Both O’Hara and Thomas said they grew up listening to The Tabernacle Choir; O’Hara added that she “started out in small choirs in western Oklahoma, and never imagined something like this.”

She said she’s spoken with several friends who’ve performed with the choir — including a recent chat with Matthew Morrison (“Glee”), who sang at the 2018 Pioneer Day Concert — and they’ve all told her that “everyone’s just so nice” in Salt Lake City.

“We live in New York, and there are a lot of nice people in New York,” O’Hara said. “But not all of them.”

She’s been struck by the “unbelievable kindness and generosity and humanity” of Utahns since she arrived Wednesday. “You immediately feel well taken care of. There’s a very positive spirit and energy here.”
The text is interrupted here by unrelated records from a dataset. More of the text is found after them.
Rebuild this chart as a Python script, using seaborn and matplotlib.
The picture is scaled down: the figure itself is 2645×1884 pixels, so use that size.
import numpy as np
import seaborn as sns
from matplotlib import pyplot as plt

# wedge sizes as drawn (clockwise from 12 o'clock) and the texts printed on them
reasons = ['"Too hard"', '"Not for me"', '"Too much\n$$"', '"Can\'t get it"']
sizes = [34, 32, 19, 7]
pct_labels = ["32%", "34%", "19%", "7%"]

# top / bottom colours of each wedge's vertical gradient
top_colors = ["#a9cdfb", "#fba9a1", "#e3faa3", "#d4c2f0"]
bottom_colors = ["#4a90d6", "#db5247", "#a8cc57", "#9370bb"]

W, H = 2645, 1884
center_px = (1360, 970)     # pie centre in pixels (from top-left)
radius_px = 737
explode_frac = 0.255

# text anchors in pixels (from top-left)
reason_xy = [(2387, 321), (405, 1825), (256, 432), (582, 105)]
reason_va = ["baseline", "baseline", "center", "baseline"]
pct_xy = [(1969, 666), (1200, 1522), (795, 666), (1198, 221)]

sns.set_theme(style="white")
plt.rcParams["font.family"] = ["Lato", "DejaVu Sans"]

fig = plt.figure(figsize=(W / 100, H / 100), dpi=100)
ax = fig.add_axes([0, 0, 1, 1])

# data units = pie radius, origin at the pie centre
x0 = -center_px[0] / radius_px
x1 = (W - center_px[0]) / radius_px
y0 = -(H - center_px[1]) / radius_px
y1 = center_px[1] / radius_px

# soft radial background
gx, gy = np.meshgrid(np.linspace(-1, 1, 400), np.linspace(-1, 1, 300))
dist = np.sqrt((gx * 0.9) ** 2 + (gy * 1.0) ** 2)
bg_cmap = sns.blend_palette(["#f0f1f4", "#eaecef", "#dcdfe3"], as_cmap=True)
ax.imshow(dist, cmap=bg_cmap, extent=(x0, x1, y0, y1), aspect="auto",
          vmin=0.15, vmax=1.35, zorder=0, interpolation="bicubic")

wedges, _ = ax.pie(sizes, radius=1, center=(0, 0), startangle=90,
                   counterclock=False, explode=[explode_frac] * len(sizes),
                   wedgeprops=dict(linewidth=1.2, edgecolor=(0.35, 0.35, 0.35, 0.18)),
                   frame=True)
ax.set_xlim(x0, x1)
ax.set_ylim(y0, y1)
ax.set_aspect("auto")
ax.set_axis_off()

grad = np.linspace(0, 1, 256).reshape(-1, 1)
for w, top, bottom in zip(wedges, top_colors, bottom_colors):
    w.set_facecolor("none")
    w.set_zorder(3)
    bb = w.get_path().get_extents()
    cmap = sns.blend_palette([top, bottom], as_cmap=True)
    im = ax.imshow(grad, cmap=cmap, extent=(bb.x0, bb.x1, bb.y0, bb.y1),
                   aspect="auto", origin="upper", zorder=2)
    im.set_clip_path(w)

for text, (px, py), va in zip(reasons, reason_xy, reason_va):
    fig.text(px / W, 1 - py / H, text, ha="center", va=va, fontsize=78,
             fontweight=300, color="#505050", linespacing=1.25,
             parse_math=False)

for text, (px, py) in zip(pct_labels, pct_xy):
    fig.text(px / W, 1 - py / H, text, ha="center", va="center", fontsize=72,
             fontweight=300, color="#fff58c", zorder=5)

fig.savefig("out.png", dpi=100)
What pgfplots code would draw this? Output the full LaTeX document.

And they hope that carries over into the performances.

“Whatever faith you come from," Thomas said, “beautiful music is beautiful music.”

Both Thomas and O’Hara used the same word to describe the Conference Center: “astonishing.” While the 21,000-seat venue does present its own challenges, they said they’re looking forward to performing there.

“We are live-theater animals,” O’Hara said, “so we immediately feel that desire to fill up a space that might be a little impossible to fill up. But we also know that it’s being filmed by 14 cameras at different angles. … So I think it’s one of those challenges to stay intimate so that comes across on the screen. … That takes a little pressure off.”

This week’s performances are being filmed for next year’s annual television special, which will air on both PBS and BYUtv.

“You instinctively want to lift everything to fill whatever space you’re in,” Thomas said. “It has to be expansive enough to fill but intimate enough to let people in. That’s the tonal adjustment to make. But the house feels amazingly intimate for how big it is, actually.”

Maybe too intimate.

“I wouldn’t be surprised if someone says, ‘Good night, John-Boy,’” said Ron Jarrett, president of The Tabernacle Choir, quoting a familiar phrase from “The Waltons.”

“Believe me, it’ll happen,” Thomas said, with some degree of resignation.